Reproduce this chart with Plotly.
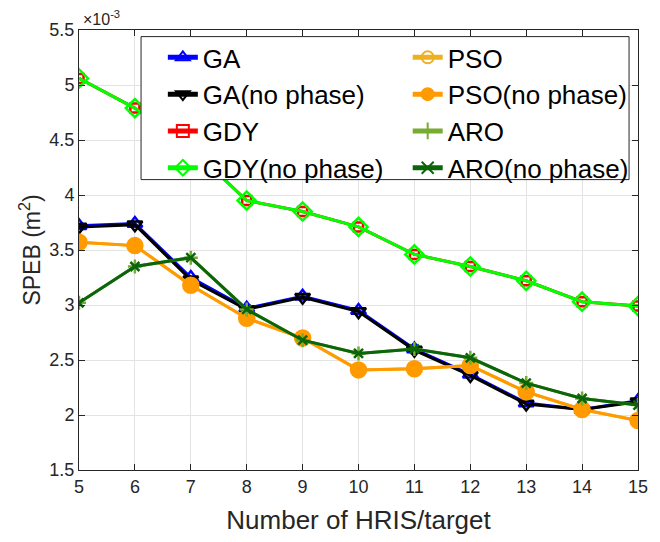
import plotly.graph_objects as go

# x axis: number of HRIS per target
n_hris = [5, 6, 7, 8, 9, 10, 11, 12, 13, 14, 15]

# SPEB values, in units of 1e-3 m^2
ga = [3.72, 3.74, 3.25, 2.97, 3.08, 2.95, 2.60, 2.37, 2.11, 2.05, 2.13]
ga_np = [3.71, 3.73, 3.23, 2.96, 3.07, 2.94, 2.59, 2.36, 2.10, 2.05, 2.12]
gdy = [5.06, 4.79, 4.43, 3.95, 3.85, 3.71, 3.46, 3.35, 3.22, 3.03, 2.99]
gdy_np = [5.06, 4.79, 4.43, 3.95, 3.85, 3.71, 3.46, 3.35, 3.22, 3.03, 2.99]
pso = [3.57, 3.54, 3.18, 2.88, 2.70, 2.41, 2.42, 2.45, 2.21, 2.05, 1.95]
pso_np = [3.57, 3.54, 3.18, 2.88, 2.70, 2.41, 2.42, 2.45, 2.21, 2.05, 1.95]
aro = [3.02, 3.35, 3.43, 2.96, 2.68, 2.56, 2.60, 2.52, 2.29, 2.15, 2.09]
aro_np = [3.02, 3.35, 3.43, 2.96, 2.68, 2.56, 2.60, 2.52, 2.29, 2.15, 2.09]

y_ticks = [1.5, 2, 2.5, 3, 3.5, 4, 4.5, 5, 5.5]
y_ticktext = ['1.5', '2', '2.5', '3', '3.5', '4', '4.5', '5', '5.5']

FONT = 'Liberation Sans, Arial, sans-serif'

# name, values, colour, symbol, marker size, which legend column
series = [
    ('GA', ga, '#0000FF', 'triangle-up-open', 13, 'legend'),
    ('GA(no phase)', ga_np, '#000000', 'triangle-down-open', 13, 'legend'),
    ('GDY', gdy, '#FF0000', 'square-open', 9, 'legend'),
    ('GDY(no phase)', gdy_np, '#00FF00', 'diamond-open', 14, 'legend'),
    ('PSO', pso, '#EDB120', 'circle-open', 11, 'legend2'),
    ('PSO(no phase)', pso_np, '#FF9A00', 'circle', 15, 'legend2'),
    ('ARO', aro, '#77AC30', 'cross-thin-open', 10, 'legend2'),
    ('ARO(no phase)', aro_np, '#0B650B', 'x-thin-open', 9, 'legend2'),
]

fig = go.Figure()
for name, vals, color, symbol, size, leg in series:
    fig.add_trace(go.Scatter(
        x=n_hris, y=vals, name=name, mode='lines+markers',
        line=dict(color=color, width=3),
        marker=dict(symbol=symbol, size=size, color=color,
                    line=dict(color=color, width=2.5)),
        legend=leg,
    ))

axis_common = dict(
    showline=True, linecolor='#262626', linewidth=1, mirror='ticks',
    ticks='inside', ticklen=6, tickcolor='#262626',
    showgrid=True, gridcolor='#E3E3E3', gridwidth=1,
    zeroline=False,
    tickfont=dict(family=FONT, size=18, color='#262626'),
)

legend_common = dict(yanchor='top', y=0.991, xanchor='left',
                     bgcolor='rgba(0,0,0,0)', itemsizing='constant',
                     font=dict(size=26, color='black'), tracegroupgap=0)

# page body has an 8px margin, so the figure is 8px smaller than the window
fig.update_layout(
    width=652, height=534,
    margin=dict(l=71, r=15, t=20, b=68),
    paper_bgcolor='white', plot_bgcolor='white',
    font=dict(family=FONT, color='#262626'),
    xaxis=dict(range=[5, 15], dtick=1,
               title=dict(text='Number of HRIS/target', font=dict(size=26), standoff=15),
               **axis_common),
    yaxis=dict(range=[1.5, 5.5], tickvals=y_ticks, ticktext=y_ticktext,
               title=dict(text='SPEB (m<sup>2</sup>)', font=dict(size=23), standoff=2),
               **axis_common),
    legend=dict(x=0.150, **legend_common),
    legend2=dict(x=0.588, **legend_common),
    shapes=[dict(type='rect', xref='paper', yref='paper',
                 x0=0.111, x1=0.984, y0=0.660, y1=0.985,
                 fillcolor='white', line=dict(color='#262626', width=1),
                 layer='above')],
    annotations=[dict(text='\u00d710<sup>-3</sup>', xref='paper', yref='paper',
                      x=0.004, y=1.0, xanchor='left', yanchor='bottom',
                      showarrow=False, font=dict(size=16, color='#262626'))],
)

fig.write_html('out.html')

### REQUIRED WORK
Without the pictures, output the full listing exactly as it stands.

### SOLUTION BELOW
Reproduce this chart with Plotly.
import plotly.graph_objects as go

# x axis: number of HRIS per target
n_hris = [5, 6, 7, 8, 9, 10, 11, 12, 13, 14, 15]

# SPEB values, in units of 1e-3 m^2
ga = [3.72, 3.74, 3.25, 2.97, 3.08, 2.95, 2.60, 2.37, 2.11, 2.05, 2.13]
ga_np = [3.71, 3.73, 3.23, 2.96, 3.07, 2.94, 2.59, 2.36, 2.10, 2.05, 2.12]
gdy = [5.06, 4.79, 4.43, 3.95, 3.85, 3.71, 3.46, 3.35, 3.22, 3.03, 2.99]
gdy_np = [5.06, 4.79, 4.43, 3.95, 3.85, 3.71, 3.46, 3.35, 3.22, 3.03, 2.99]
pso = [3.57, 3.54, 3.18, 2.88, 2.70, 2.41, 2.42, 2.45, 2.21, 2.05, 1.95]
pso_np = [3.57, 3.54, 3.18, 2.88, 2.70, 2.41, 2.42, 2.45, 2.21, 2.05, 1.95]
aro = [3.02, 3.35, 3.43, 2.96, 2.68, 2.56, 2.60, 2.52, 2.29, 2.15, 2.09]
aro_np = [3.02, 3.35, 3.43, 2.96, 2.68, 2.56, 2.60, 2.52, 2.29, 2.15, 2.09]

y_ticks = [1.5, 2, 2.5, 3, 3.5, 4, 4.5, 5, 5.5]
y_ticktext = ['1.5', '2', '2.5', '3', '3.5', '4', '4.5', '5', '5.5']

FONT = 'Liberation Sans, Arial, sans-serif'

# name, values, colour, symbol, marker size, which legend column
series = [
    ('GA', ga, '#0000FF', 'triangle-up-open', 13, 'legend'),
    ('GA(no phase)', ga_np, '#000000', 'triangle-down-open', 13, 'legend'),
    ('GDY', gdy, '#FF0000', 'square-open', 9, 'legend'),
    ('GDY(no phase)', gdy_np, '#00FF00', 'diamond-open', 14, 'legend'),
    ('PSO', pso, '#EDB120', 'circle-open', 11, 'legend2'),
    ('PSO(no phase)', pso_np, '#FF9A00', 'circle', 15, 'legend2'),
    ('ARO', aro, '#77AC30', 'cross-thin-open', 10, 'legend2'),
    ('ARO(no phase)', aro_np, '#0B650B', 'x-thin-open', 9, 'legend2'),
]

fig = go.Figure()
for name, vals, color, symbol, size, leg in series:
    fig.add_trace(go.Scatter(
        x=n_hris, y=vals, name=name, mode='lines+markers',
        line=dict(color=color, width=3),
        marker=dict(symbol=symbol, size=size, color=color,
                    line=dict(color=color, width=2.5)),
        legend=leg,
    ))

axis_common = dict(
    showline=True, linecolor='#262626', linewidth=1, mirror='ticks',
    ticks='inside', ticklen=6, tickcolor='#262626',
    showgrid=True, gridcolor='#E3E3E3', gridwidth=1,
    zeroline=False,
    tickfont=dict(family=FONT, size=18, color='#262626'),
)

legend_common = dict(yanchor='top', y=0.991, xanchor='left',
                     bgcolor='rgba(0,0,0,0)', itemsizing='constant',
                     font=dict(size=26, color='black'), tracegroupgap=0)

# page body has an 8px margin, so the figure is 8px smaller than the window
fig.update_layout(
    width=652, height=534,
    margin=dict(l=71, r=15, t=20, b=68),
    paper_bgcolor='white', plot_bgcolor='white',
    font=dict(family=FONT, color='#262626'),
    xaxis=dict(range=[5, 15], dtick=1,
               title=dict(text='Number of HRIS/target', font=dict(size=26), standoff=15),
               **axis_common),
    yaxis=dict(range=[1.5, 5.5], tickvals=y_ticks, ticktext=y_ticktext,
               title=dict(text='SPEB (m<sup>2</sup>)', font=dict(size=23), standoff=2),
               **axis_common),
    legend=dict(x=0.150, **legend_common),
    legend2=dict(x=0.588, **legend_common),
    shapes=[dict(type='rect', xref='paper', yref='paper',
                 x0=0.111, x1=0.984, y0=0.660, y1=0.985,
                 fillcolor='white', line=dict(color='#262626', width=1),
                 layer='above')],
    annotations=[dict(text='\u00d710<sup>-3</sup>', xref='paper', yref='paper',
                      x=0.004, y=1.0, xanchor='left', yanchor='bottom',
                      showarrow=False, font=dict(size=16, color='#262626'))],
)

fig.write_html('out.html')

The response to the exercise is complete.